Its funny how we learn things as we go through life. Some of us learn big life lessons at a young age. Others don't learn the most important things until they die. It just depends on what you learn and when. I'm quite a fast learner so I only need to see something once before attempting it myself.
This is most true of my hobby of tinkering. I think I get it from my biological father who was always dismantling something or other (usually car or motorbike engines) and I used to enjoy watching. I soon started picking things up and was soon trying to test my knowledge and curiosity with old toys.
Not a lot has changed as I moved from childhood to adulthood. I just got more complex toys to take apart. My laptop is something of an ongoing project. It always wants/needs some kind of maintenance. From diagnostic scans to more complex rebuilds. Usually its a clog in the cooling system or sometimes it's a part that needs replacing.
I'm becoming adept at doing the job myself. Heck if anyone gave me a Toshiba Satellite L500 series with a problem, you can bet your ass that within the day I would be able to diagnose and maybe treat the problem. To the best of my ability anyway. Its a hobby and something useful.
I owe my brother Richard and my first boyfriend Mike for what I know about these machines. The funny thing is that I don't think they meant to teach me these things but never really stopped my observant nature and ability to retain and use information as well as the common sense to adapt what I was doing.
I enjoy learning in all forms. Whether its reading up on things or watching another work, asking questions and then experimentation. Obviously I don't do the kind of experiments to cause pain or suffering to others, I prefer the approach of "It's great as it is, but can I make it better? If so, how?" Besides, my "subjects" are strictly technological.
Although I have a very good understanding of the human body and my conditions, I would never dream to be as foolish as to try and diagnose or treat a person. I believe that unless you have completed medical school then you should refrain from attempting to be a doctor. No matter how much you read off the internet, that knowledge is useless unless you know what you are doing and in some cases that little bit of information can be really quite dangerous. Or just fear-mongering.
I find internet diagnosis quite funny. Maybe its because people type symptoms (which are often exaggerated) in to Google and then become convinced that they have some drastic malady. Or there are those who examine each tiny symptom just because they have the dreaded "Wish-You-Were-Sicks". A bizarre "condition" in which someone is desperate enough to believe that they have some kind of deadly disease that they research it and almost make themselves have the problem (aka mind over matter).

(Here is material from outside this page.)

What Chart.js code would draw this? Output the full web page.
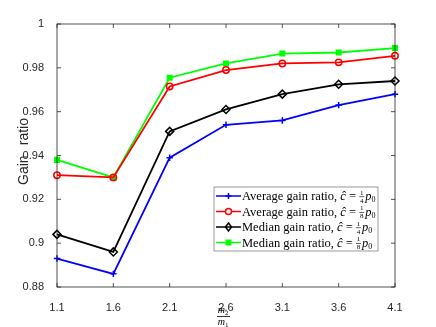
<!DOCTYPE html>
<html>
<head>
<meta charset="utf-8">
<script src="https://cdn.jsdelivr.net/npm/chart.js@4.4.1/dist/chart.umd.min.js"></script>
<style>
  body { margin: 0; background: #fff; }
  #wrap { width: 436px; height: 327px; }
</style>
</head>
<body>
<div id="wrap"><canvas id="gain"></canvas></div>
<script>
// data
const ratios = ['1.1', '1.6', '2.1', '2.6', '3.1', '3.6', '4.1'];
const avgQuarter = [0.893, 0.886, 0.939, 0.954, 0.956, 0.963, 0.968];
const avgEighth  = [0.931, 0.930, 0.9715, 0.979, 0.982, 0.9825, 0.9855];
const medQuarter = [0.904, 0.896, 0.951, 0.961, 0.968, 0.9725, 0.974];
const medEighth  = [0.938, 0.930, 0.9755, 0.982, 0.9865, 0.987, 0.989];
const yTicks = [0.88, 0.9, 0.92, 0.94, 0.96, 0.98, 1];

const axisCol = '#262626';
const sansFont = '"Liberation Sans", Arial, sans-serif';
const serifFont = '"Liberation Serif", "DejaVu Serif", serif';

// legend entries: label text + fraction denominator
const legendItems = [
  { name: 'Average gain ratio, ', den: '4', color: '#0000ff', style: 'cross' },
  { name: 'Average gain ratio, ', den: '8', color: '#ff0000', style: 'circle' },
  { name: 'Median gain ratio, ', den: '4', color: '#000000', style: 'rectRot' },
  { name: 'Median gain ratio, ', den: '8', color: '#00ff00', style: 'rect' }
];

function marker(ctx, style, x, y, color) {
  ctx.save();
  ctx.strokeStyle = color;
  ctx.fillStyle = color;
  ctx.lineWidth = 1.5;
  ctx.beginPath();
  if (style === 'cross') {
    ctx.moveTo(x - 3, y); ctx.lineTo(x + 3, y);
    ctx.moveTo(x, y - 3); ctx.lineTo(x, y + 3);
    ctx.stroke();
  } else if (style === 'circle') {
    ctx.fillStyle = '#fff';
    ctx.arc(x, y, 3, 0, Math.PI * 2);
    ctx.fill(); ctx.stroke();
  } else if (style === 'rectRot') {
    ctx.moveTo(x, y - 4); ctx.lineTo(x + 3, y); ctx.lineTo(x, y + 4); ctx.lineTo(x - 3, y); ctx.closePath();
    ctx.stroke();
  } else {
    ctx.rect(x - 3, y - 3, 6, 6);
    ctx.fill();
  }
  ctx.restore();
}

const decorations = {
  id: 'decorations',
  afterDraw(chart) {
    const ctx = chart.ctx;
    const a = chart.chartArea;
    const xs = chart.scales.x, ys = chart.scales.y;
    ctx.save();

    // box and inward ticks
    ctx.strokeStyle = axisCol;
    ctx.lineWidth = 0.8;
    ctx.strokeRect(a.left, a.top, a.right - a.left, a.bottom - a.top);
    ctx.beginPath();
    ratios.forEach((r, i) => {
      const px = xs.getPixelForValue(i);
      ctx.moveTo(px, a.bottom); ctx.lineTo(px, a.bottom - 4);
      ctx.moveTo(px, a.top); ctx.lineTo(px, a.top + 4);
    });
    yTicks.forEach(v => {
      const py = ys.getPixelForValue(v);
      ctx.moveTo(a.left, py); ctx.lineTo(a.left + 4, py);
      ctx.moveTo(a.right, py); ctx.lineTo(a.right - 4, py);
    });
    ctx.stroke();

    // y axis title, two words drawn separately
    ctx.fillStyle = axisCol;
    ctx.font = '14px ' + sansFont;
    ctx.textBaseline = 'alphabetic';
    ctx.translate(28, 185);
    ctx.rotate(-Math.PI / 2);
    ctx.textAlign = 'left';
    ctx.fillText('Gain', 0, 0);
    ctx.textAlign = 'right';
    ctx.fillText('ratio', 67, 0);
    ctx.setTransform(1, 0, 0, 1, 0, 0);

    // x axis title m2/m1
    const cx = xs.getPixelForValue(3) - 2;
    ctx.fillStyle = '#000';
    ctx.font = 'italic 10px ' + serifFont;
    ctx.textAlign = 'right';
    ctx.textBaseline = 'alphabetic';
    ctx.fillText('m', cx + 1, 313);
    ctx.fillText('m', cx + 1, 325);
    ctx.font = '7px ' + serifFont;
    ctx.textAlign = 'left';
    ctx.fillText('2', cx + 1, 315);
    ctx.fillText('1', cx + 1, 327);
    ctx.fillRect(cx - 7, 316, 13, 0.8);

    // legend box
    const lx = 214, ly = 187, lw = 164, lh = 64;
    ctx.fillStyle = '#fff';
    ctx.fillRect(lx, ly, lw, lh);
    ctx.strokeStyle = '#7f7f7f';
    ctx.lineWidth = 0.8;
    ctx.strokeRect(lx, ly, lw, lh);
    legendItems.forEach((it, i) => {
      const y = ly + 9 + i * 15.5;
      ctx.strokeStyle = it.color;
      ctx.lineWidth = 1.5;
      ctx.beginPath();
      ctx.moveTo(lx + 2, y); ctx.lineTo(lx + 27, y);
      ctx.stroke();
      marker(ctx, it.style, lx + 14.5, y, it.color);

      ctx.fillStyle = '#000';
      ctx.textAlign = 'left';
      ctx.textBaseline = 'middle';
      ctx.font = '12.5px ' + serifFont;
      let x = lx + 28;
      ctx.fillText(it.name, x, y + 1);
      x += ctx.measureText(it.name).width;
      ctx.font = 'italic 12.5px ' + serifFont;
      ctx.fillText('ĉ', x, y + 1);
      x += ctx.measureText('ĉ').width;
      ctx.font = '12.5px ' + serifFont;
      ctx.fillText(' = ', x, y + 1);
      x += ctx.measureText(' = ').width;
      ctx.font = '7px ' + serifFont;
      ctx.textAlign = 'center';
      ctx.fillText('1', x + 2.5, y - 3);
      ctx.fillText(it.den, x + 2.5, y + 5);
      ctx.fillRect(x, y + 0.5, 5, 0.6);
      x += 6;
      ctx.textAlign = 'left';
      ctx.font = 'italic 12.5px ' + serifFont;
      ctx.fillText('p', x, y + 1);
      x += ctx.measureText('p').width;
      ctx.font = '8px ' + serifFont;
      ctx.fillText('0', x, y + 4);
    });
    ctx.restore();
  }
};

function series(label, data, color, style, fill) {
  return {
    label: label,
    data: data,
    borderColor: color,
    backgroundColor: fill,
    borderWidth: 1.8,
    pointStyle: style,
    pointRadius: style === 'rectRot' ? 4 : 3.2,
    pointBorderWidth: 1.5,
    pointBorderColor: color,
    pointBackgroundColor: fill,
    tension: 0
  };
}

new Chart(document.getElementById('gain'), {
  type: 'line',
  data: {
    labels: ratios,
    datasets: [
      series('Average gain ratio, c = 1/4 p0', avgQuarter, '#0000ff', 'cross', '#0000ff'),
      series('Average gain ratio, c = 1/8 p0', avgEighth, '#ff0000', 'circle', 'rgba(0,0,0,0)'),
      series('Median gain ratio, c = 1/4 p0', medQuarter, '#000000', 'rectRot', 'rgba(0,0,0,0)'),
      series('Median gain ratio, c = 1/8 p0', medEighth, '#00ff00', 'rect', '#00ff00')
    ]
  },
  options: {
    responsive: true,
    maintainAspectRatio: false,
    animation: false,
    layout: { padding: { top: 24, right: 41, left: 0, bottom: 0 } },
    plugins: { legend: { display: false }, tooltip: { enabled: false } },
    scales: {
      x: {
        offset: false,
        grid: { display: false },
        border: { display: false },
        ticks: { color: axisCol, font: { family: sansFont, size: 11 }, padding: 6, maxRotation: 0 },
        afterFit(s) { s.height = 40; }
      },
      y: {
        min: 0.88,
        max: 1,
        grid: { display: false },
        border: { display: false },
        ticks: {
          stepSize: 0.02,
          color: axisCol,
          font: { family: sansFont, size: 11 },
          padding: 5,
          callback: v => String(parseFloat(v.toFixed(2)))
        },
        afterFit(s) { s.width = 57; }
      }
    }
  },
  plugins: [decorations]
});
</script>
</body>
</html>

I was talking to my GP about it not long ago. I said what had been happening and how long and what other professionals have said in the past. He found it quite funny that unlike so many others I hadn't decided to diagnose some horrible condition myself and decide that that was it, I was going to die. I just looked at him and simply said "I'm not a doctor, so I don't like to jump to conclusions." He actually smiled and said that was something about me that he liked. A young person who has their head screwed on properly. Seems to be a rare thing these days and nearly everyone is convinced that the internet is better than good old fashioned doctors. Personally I'll stick to asking my GP and specialist when I see them.